## Required work
Starting with the first line of the data below, copy each line up to and including the one containing "from matplotlib.patches import Patch". Pictures stay out.

Records

● ● ● ● ●

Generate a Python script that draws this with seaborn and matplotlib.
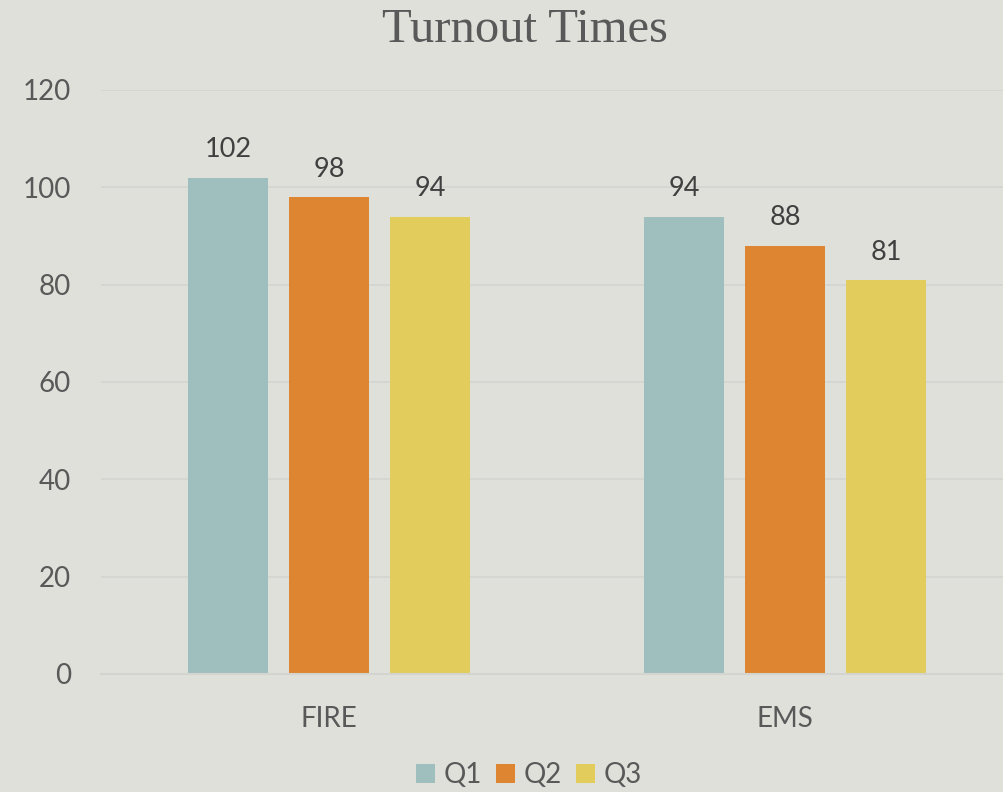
import matplotlib
matplotlib.use("Agg")
import matplotlib.pyplot as plt
import seaborn as sns
import pandas as pd
from matplotlib.patches import Patch

categories = ["FIRE", "EMS"]
quarters = ["Q1", "Q2", "Q3"]
q1 = [102, 94]
q2 = [98, 88]
q3 = [94, 81]
colors = ["#9FBFBF", "#DD8530", "#E2CC5C"]
y_ticks = [0, 20, 40, 60, 80, 100, 120]

rows = []
for q, vals in zip(quarters, [q1, q2, q3]):
    for c, v in zip(categories, vals):
        rows.append({"category": c, "quarter": q, "value": v})
df = pd.DataFrame(rows)

sns.set_theme(style="white")
plt.rcParams["font.family"] = ["Lato", "DejaVu Sans"]

bg = "#E0E0DB"
fig = plt.figure(figsize=(10.04, 7.92), dpi=100, facecolor=bg)
ax = fig.add_axes([101 / 1004, 1 - 674 / 792, 903 / 1004, 584 / 792])
ax.set_facecolor(bg)

sns.barplot(data=df, x="category", y="value", hue="quarter", order=categories,
            hue_order=quarters, palette=colors, width=0.664, gap=0.21,
            saturation=1, ax=ax, legend=False, errorbar=None,
            linewidth=0, edgecolor="none")

ax.set_ylim(0, 120)
ax.set_xlim(-0.5, -0.5 + 903 / 456)
ax.set_yticks(y_ticks)
ax.set_yticklabels([str(t) for t in y_ticks])
ax.yaxis.grid(True, color="#D3D3CF", linewidth=1.2)
ax.set_axisbelow(True)
for s in ["top", "right", "left"]:
    ax.spines[s].set_visible(False)
ax.spines["bottom"].set_color("#D3D3CF")
ax.spines["bottom"].set_linewidth(1.5)
ax.tick_params(axis="both", length=0, labelsize=20, colors="#595959")
ax.tick_params(axis="y", pad=21.5)
ax.tick_params(axis="x", pad=23)
ax.set_xlabel("")
ax.set_ylabel("")

for cont in ax.containers:
    ax.bar_label(cont, fmt="%d", padding=11, fontsize=19.5, color="#404040")

fig.text(0.523, 1 - 30 / 792, "Turnout Times", ha="center", va="center",
         fontsize=35, color="#595959", family=["Liberation Serif", "DejaVu Serif"])

handles = [Patch(facecolor=c, edgecolor="none") for c in colors]
fig.legend(handles, quarters, loc="center", bbox_to_anchor=(529 / 1004, 1 - 775 / 792),
           ncol=3, frameon=False, fontsize=20, handlelength=0.7, handleheight=0.7,
           handletextpad=0.3, columnspacing=0.5, labelcolor="#595959")

fig.savefig("out.png", dpi=100, facecolor=bg)
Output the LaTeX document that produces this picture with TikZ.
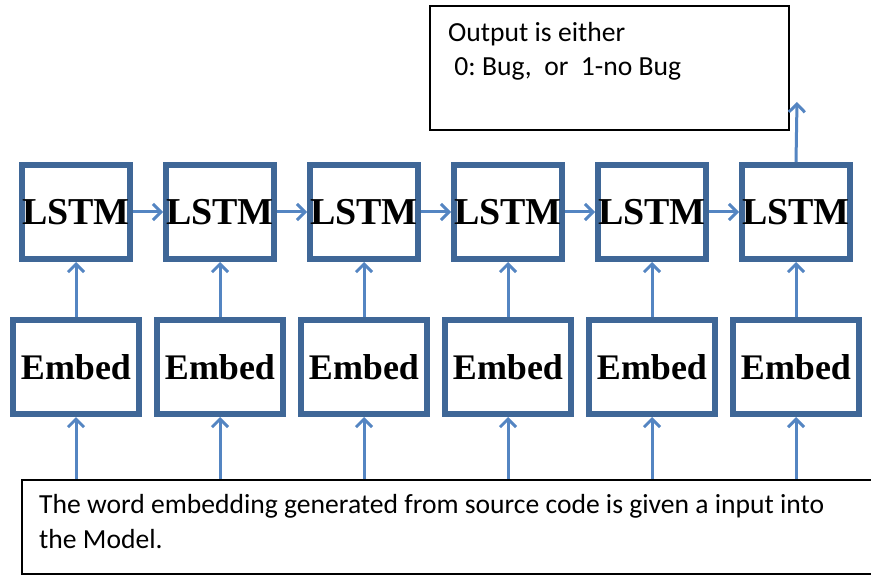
\documentclass[tikz,border=0pt]{standalone}
\usepackage{fontspec}
\setmainfont{Carlito}
\newfontfamily\tnr{Liberation Serif}
\usetikzlibrary{arrows.meta}
\definecolor{boxblue}{HTML}{3F6797}
\definecolor{arrblue}{HTML}{5485C2}
\begin{document}
\frenchspacing
\begin{tikzpicture}[x=1pt,y=-1pt,
  lstmbox/.style={draw=boxblue, line width=6pt, fill=white, minimum width=108pt, minimum height=94pt, inner sep=0pt,
    font=\tnr\bfseries\fontsize{38}{38}\selectfont},
  embbox/.style={draw=boxblue, line width=6pt, fill=white, minimum width=126pt, minimum height=94pt, inner sep=0pt,
    font=\tnr\bfseries\fontsize{36}{36}\selectfont},
  arr/.style={draw=arrblue, line width=3pt, -{Straight Barb[length=8pt,width=16pt]}},
  txtbox/.style={draw=black, line width=2pt, inner sep=0pt, anchor=north west},
  txt/.style={anchor=base west, inner sep=0pt, font=\frenchspacing\fontsize{27.6}{27.6}\selectfont}
]
\useasboundingbox (0,0) rectangle (871,575);
\fill[white] (0,0) rectangle (871,575);
% output box
\node[txtbox, minimum width=359pt, minimum height=124pt] (out) at (429,5) {};
\node[txt] (o1) at (448,41.5) {Output is either};
\node[txt] (o2) at (448,76) {\ 0: Bug,\ \ or\ \ 1-no Bug};
% input box
\node[txtbox, minimum width=870pt, minimum height=94pt] (bot) at (21,479) {};
\node[txt] (b1) at (39,513) {The word embedding generated from source code is given a input into};
\node[txt] (b2) at (39,548) {the Model.};
% LSTM and Embed boxes
\foreach \i in {1,...,6}{
  \node[lstmbox] (l\i) at ({76+144*(\i-1)},212) {LSTM};
  \node[embbox] (e\i) at ({76+144*(\i-1)},367) {Embed};
}
\foreach \i in {1,...,6}{
  \draw[arr] (e\i.north) -- (l\i.south);
  \draw[arr] (bot.north -| e\i) -- (e\i.south);
}
\foreach \i/\j in {1/2,2/3,3/4,4/5,5/6}{
  \draw[arr] (l\i.east) -- (l\j.west);
}
\coordinate (outtip) at (797,102);
\draw[arr] (l6.north) -- (outtip);
\end{tikzpicture}
\end{document}
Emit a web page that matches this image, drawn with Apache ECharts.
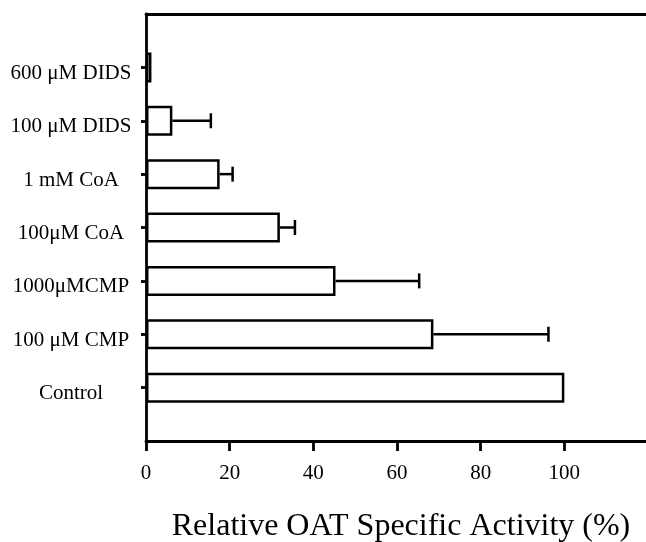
<!DOCTYPE html>
<html>
<head>
<meta charset="utf-8">
<title>Relative OAT Specific Activity</title>
<script src="https://cdn.jsdelivr.net/npm/echarts@6/dist/echarts.min.js"></script>
<style>
  html, body { margin: 0; padding: 0; background: #fff; }
  #chart { width: 646px; height: 542px; }
</style>
</head>
<body>
<div id="chart"></div>
<script>
// treatments, bottom to top
var treatments = ['Control', '100 \u03bcM CMP', '1000\u03bcMCMP', '100\u03bcM CoA', '1 mM CoA', '100 \u03bcM DIDS', '600 \u03bcM DIDS'];
// relative activity (%)
var activity = [100, 68.7, 45.3, 32.0, 17.6, 6.3, 1.3];
// error bar length (%)
var errors = [0, 27.5, 20.0, 3.6, 3.1, 9.2, 0];
var xTicks = [0, 20, 40, 60, 80, 100];

var FONT = "'Liberation Serif', 'Times New Roman', serif";

// empty slot above and below so the bars sit inside the frame
var cats = [''].concat(treatments, ['']);
var barData = ['-'].concat(activity, ['-']);
var errData = [];
for (var i = 0; i < treatments.length; i++) {
  if (errors[i] > 0) errData.push([activity[i], i + 1, errors[i]]);
}

var chart = echarts.init(document.getElementById('chart'));

var option = {
  animation: false,
  backgroundColor: '#fff',
  grid: { left: 146, top: 14, width: 502, bottom: 101, containLabel: false, outerBoundsMode: 'none' },
  xAxis: [{
    type: 'value',
    min: 0, max: 120, interval: 20,
    splitLine: { show: false },
    axisLine: { show: true, lineStyle: { color: '#000', width: 2.8 } },
    axisTick: { show: true, length: 10, lineStyle: { color: '#000', width: 2.8 } },
    axisLabel: {
      color: '#000', fontFamily: FONT, fontSize: 21, margin: 22,
      showMaxLabel: false,
      formatter: function (v) { return xTicks.indexOf(v) >= 0 ? String(v) : ''; }
    },
    name: 'Relative OAT Specific Activity (%)',
    nameLocation: 'middle',
    nameGap: 70,
    nameTextStyle: { color: '#000', fontFamily: FONT, fontSize: 32, padding: [0, 0, 0, 8] }
  }, {
    type: 'value',
    position: 'top',
    min: 0, max: 120,
    splitLine: { show: false },
    axisLine: { show: true, lineStyle: { color: '#000', width: 2.8 } },
    axisTick: { show: false },
    axisLabel: { show: false }
  }],
  yAxis: {
    type: 'category',
    data: cats,
    boundaryGap: false,
    axisLine: { show: true, lineStyle: { color: '#000', width: 2.8 } },
    axisTick: {
      show: true, length: 5,
      interval: function (idx, val) { return val !== ''; },
      lineStyle: { color: '#000', width: 2.8 }
    },
    axisLabel: {
      color: '#000', fontFamily: FONT, fontSize: 21,
      align: 'center', margin: 75,
      verticalAlign: 'top', lineHeight: 12,
      interval: 0
    }
  },
  series: [{
    type: 'bar',
    data: barData,
    barWidth: 30,
    itemStyle: { color: '#fff', borderColor: '#000', borderWidth: 2.5 },
    z: 3
  }, {
    type: 'custom',
    data: errData,
    z: 2,
    renderItem: function (params, api) {
      var v = api.value(0), c = api.value(1), e = api.value(2);
      var p0 = api.coord([v, c]);
      var p1 = api.coord([v + e, c]);
      var h = 7.5;
      var st = { stroke: '#000', lineWidth: 2.5 };
      return {
        type: 'group',
        children: [
          { type: 'line', shape: { x1: p0[0], y1: p0[1], x2: p1[0], y2: p1[1] }, style: st },
          { type: 'line', shape: { x1: p1[0], y1: p1[1] - h, x2: p1[0], y2: p1[1] + h }, style: st }
        ]
      };
    }
  }]
};

chart.setOption(option);
</script>
</body>
</html>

● ● ● ● ●

## Solution
Generate a Python script that draws this with seaborn and matplotlib.
import matplotlib
matplotlib.use("Agg")
import matplotlib.pyplot as plt
import seaborn as sns
import pandas as pd
from matplotlib.patches import Patch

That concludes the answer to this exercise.